A normal vector is a vector that is perpendicular to a surface at a given point. In the context of ellipsoids, the normal vector is critically important as it defines the direction of the steepest ascent or descent on the surface.
When dealing with a bee sitting on an ellipsoid, like the one described by the equation \(x^2+y^2+2z^2=6\), we can pinpoint the direction in which it initially flies when taking off. This direction is along the normal vector.
To find the normal vector at the point \((1,2,1)\), we calculate the gradient of the ellipsoid's equation. The gradient is given by the partial derivatives of the equation and this results in the vector \([2x, 2y, 4z]\).
Evaluating these at the point \((1,2,1)\), we find the normal vector as \([2(1), 2(2), 4(1)] = [2, 4, 4]\). This vector signifies the bee's direction of travel as it takes off from the ellipsoid.

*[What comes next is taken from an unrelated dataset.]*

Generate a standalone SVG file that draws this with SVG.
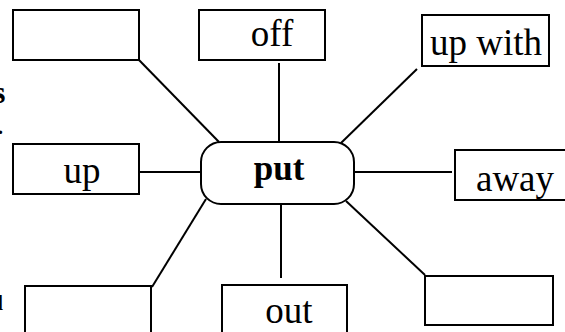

Parametric equations are a way of expressing geometric shapes using parameters. They help in describing paths or lines in space using variables that depend on one or more parameters.
In this exercise, since the bee takes off along the normal line, we represent this path through parametric equations. This involves using the initial point \((1,2,1)\) and the previously determined normal vector \([2, 4, 4]\).
Given a speed of 4 feet per second, the parametric equations become \(x=1 + 8t\), \(y=2 + 16t\), \(z=1 + 16t\). We get these by multiplying the components of the direction vector \([2, 4, 4]\) by this speed. The variable \(t\) denotes time in seconds, showing how locational coordinates change as time progresses.

The gradient is a crucial concept in calculus and vector mathematics. It acts as a multi-variable measure of a function's rate of change and direction.
For three variables \(x\), \(y\), and \(z\), the gradient consists of the partial derivatives \([ \frac{\partial}{\partial x}, \frac{\partial}{\partial y}, \frac{\partial}{\partial z} ]\). This forms a vector that tells us the direction of maximum increase of a function.
In our exercise context, the gradient \([2x, 2y, 4z]\), derived from the ellipsoid function \(x^2+y^2+2z^2=6\), determines the direction of the normal vector. Calculating this at point \((1,2,1)\) reveals how the bee sets off in the direction of greatest ascent on the ellipsoid.

The intersection of a path with a plane is where a moving object meets a stationary impenetrable surface. In our bee's adventure, it flies along a parametric path until it intersects with a plane given by \(2x + 3y + z = 49\).
To find this point of intersection, we substitute our path's parametric equations into the plane equation. Replacing \(x\), \(y\), and \(z\) with \(1 + 8t\), \(2 + 16t\), and \(1 + 16t\) respectively, we solve for \(t\).
The calculation \[2(1 + 8t) + 3(2 + 16t) + (1 + 16t) = 49\] simplifies to \[63t + 9 = 49\]. Solving gives \(t = \frac{40}{63}\), the time in seconds at which the bee hits the plane. By plugging \(t = \frac{40}{63}\) back into the parametric equations, we determine exact coordinates of intersection: \(x = \frac{343}{63}\), \(y = \frac{704}{63}\), \(z = \frac{681}{63}\).